### EXERCISE
In the records below, find the line containing "Clone this chart in matplotlib." and the line containing "from matplotlib.lines import Line2D". Give again exactly those lines and every line between them, omitting the pictures.

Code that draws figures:

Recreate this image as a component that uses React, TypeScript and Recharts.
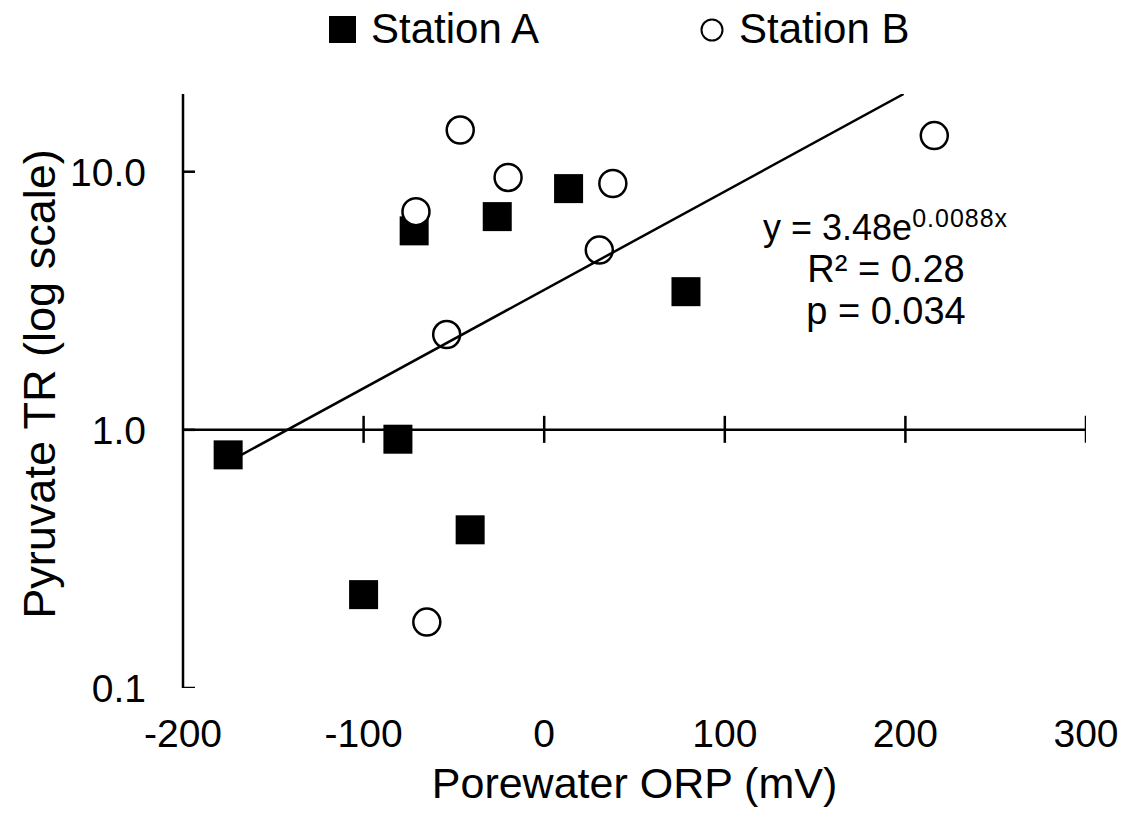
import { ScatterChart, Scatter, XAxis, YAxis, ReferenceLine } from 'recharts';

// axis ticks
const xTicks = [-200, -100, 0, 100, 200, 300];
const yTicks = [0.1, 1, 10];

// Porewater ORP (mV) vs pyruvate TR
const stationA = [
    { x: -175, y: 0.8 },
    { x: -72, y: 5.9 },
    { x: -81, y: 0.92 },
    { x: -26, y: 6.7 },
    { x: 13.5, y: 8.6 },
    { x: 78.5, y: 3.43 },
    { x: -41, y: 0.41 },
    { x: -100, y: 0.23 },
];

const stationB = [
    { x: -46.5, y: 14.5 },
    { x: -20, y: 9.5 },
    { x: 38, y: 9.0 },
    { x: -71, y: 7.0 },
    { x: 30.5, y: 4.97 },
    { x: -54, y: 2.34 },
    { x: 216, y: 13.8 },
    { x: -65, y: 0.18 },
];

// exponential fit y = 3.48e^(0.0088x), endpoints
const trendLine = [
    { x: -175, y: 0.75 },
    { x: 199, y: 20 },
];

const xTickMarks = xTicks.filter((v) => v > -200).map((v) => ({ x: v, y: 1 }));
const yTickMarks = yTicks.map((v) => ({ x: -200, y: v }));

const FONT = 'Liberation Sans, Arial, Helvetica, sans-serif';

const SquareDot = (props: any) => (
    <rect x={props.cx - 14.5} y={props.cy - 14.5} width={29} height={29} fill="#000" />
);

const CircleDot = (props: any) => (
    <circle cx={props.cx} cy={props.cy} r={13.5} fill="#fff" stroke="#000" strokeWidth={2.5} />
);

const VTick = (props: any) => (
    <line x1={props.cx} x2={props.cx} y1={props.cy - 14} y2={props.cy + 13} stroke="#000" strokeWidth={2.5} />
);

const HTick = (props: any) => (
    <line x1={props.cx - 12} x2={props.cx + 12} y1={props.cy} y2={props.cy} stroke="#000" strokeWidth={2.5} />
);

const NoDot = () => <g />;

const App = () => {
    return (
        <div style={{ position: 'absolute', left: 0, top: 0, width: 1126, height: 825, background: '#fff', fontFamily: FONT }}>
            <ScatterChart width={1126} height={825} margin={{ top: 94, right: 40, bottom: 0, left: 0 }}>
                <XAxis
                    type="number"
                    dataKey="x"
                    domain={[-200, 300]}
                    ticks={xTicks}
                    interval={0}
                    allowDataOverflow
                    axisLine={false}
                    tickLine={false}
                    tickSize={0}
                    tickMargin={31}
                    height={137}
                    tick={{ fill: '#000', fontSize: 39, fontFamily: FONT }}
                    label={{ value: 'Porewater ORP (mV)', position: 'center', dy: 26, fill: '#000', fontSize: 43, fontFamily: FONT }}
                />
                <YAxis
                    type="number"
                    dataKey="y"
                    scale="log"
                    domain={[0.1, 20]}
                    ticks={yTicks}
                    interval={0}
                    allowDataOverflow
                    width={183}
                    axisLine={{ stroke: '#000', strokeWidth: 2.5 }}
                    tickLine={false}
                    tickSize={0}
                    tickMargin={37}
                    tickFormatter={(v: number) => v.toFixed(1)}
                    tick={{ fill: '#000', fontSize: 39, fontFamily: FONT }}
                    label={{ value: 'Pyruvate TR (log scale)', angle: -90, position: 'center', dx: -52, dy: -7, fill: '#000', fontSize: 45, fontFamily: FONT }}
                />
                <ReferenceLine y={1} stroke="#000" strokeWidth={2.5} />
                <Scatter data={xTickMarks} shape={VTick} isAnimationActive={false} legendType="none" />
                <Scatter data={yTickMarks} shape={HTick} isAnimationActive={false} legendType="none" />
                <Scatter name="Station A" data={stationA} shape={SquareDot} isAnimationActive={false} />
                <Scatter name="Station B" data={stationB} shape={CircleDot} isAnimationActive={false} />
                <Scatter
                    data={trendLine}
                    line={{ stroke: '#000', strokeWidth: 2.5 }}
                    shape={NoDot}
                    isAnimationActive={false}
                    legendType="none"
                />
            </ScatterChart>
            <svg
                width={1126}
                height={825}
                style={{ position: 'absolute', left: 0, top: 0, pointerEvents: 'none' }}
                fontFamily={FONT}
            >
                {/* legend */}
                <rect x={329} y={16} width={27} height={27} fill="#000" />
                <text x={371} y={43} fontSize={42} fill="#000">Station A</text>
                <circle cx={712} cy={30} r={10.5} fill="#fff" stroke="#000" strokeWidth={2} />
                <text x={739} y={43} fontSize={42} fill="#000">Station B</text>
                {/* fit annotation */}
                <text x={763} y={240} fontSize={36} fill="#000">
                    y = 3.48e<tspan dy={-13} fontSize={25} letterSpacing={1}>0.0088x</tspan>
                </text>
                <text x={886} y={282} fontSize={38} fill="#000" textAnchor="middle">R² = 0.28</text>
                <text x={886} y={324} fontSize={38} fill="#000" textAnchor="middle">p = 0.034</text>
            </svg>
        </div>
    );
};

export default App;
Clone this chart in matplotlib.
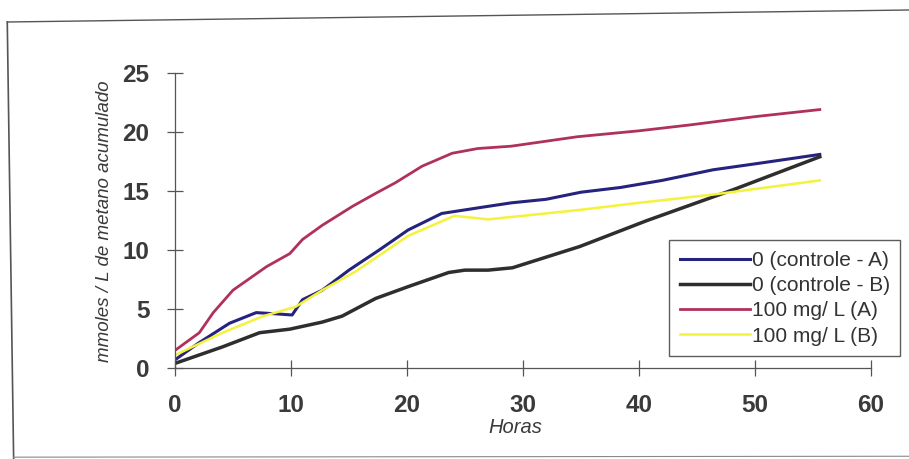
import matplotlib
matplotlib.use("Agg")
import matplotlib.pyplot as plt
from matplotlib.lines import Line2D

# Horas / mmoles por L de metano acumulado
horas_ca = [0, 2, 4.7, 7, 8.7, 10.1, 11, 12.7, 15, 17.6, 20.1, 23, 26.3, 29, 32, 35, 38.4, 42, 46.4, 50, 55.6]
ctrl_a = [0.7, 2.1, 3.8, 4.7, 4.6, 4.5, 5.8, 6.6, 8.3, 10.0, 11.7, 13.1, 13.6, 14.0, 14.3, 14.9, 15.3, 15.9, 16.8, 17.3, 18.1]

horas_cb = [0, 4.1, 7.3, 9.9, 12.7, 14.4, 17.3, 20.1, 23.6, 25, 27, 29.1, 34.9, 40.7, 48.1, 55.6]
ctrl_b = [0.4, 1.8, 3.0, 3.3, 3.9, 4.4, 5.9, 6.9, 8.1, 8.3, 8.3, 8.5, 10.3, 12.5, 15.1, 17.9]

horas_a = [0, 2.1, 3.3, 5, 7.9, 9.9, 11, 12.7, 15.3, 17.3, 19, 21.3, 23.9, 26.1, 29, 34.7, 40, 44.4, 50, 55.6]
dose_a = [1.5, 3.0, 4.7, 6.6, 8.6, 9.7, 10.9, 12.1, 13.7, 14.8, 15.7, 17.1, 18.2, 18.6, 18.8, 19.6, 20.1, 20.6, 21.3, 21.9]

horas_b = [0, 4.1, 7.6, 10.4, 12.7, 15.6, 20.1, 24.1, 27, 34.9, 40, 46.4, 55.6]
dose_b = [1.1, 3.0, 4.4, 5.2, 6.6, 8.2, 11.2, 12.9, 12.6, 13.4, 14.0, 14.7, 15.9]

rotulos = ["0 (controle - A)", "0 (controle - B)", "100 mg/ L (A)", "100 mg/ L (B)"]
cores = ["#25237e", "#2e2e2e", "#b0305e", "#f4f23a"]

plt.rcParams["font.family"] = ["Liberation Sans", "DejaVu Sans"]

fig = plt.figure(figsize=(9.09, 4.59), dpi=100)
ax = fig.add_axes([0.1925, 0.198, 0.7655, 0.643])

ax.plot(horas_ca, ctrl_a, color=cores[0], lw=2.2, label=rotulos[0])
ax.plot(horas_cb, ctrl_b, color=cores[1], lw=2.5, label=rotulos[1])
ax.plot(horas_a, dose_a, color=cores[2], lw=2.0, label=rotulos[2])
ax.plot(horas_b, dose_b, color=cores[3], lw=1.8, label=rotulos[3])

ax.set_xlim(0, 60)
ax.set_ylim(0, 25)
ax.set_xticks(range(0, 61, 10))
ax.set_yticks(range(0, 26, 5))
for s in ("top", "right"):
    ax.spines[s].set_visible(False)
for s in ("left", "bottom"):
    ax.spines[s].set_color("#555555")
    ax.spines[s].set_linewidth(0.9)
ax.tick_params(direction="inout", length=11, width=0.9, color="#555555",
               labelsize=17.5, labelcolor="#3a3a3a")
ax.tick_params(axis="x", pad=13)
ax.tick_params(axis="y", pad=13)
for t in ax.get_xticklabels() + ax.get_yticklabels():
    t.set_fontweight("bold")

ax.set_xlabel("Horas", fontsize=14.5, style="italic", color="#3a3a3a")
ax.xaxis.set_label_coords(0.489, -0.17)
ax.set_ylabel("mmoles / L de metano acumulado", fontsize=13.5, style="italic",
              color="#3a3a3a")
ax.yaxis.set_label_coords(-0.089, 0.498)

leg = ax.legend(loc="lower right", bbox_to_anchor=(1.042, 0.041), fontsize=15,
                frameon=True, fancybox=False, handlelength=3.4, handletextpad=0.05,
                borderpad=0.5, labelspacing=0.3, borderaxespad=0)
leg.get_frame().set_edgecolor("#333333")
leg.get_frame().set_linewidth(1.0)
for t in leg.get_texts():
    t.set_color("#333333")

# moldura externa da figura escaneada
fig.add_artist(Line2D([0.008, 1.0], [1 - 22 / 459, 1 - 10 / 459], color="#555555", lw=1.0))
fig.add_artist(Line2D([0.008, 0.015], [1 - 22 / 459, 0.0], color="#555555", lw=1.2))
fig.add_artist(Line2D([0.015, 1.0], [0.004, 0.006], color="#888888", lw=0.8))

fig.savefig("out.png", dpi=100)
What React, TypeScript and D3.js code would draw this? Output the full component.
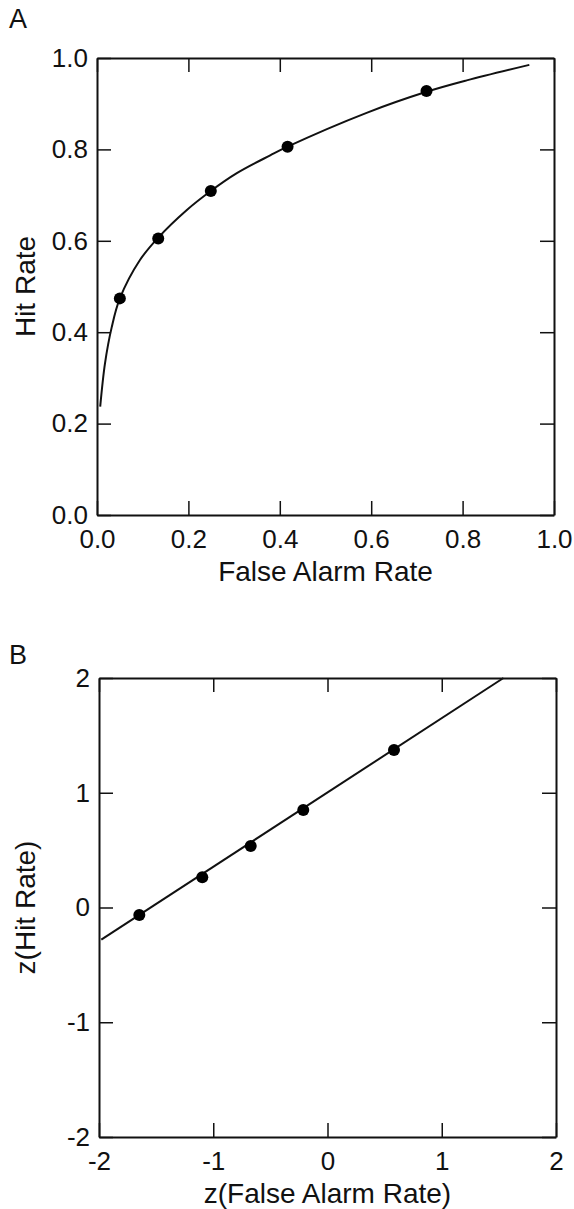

### FINAL ANSWER
Clone this chart in matplotlib.
import matplotlib
matplotlib.use("Agg")
import matplotlib.pyplot as plt
from matplotlib.lines import Line2D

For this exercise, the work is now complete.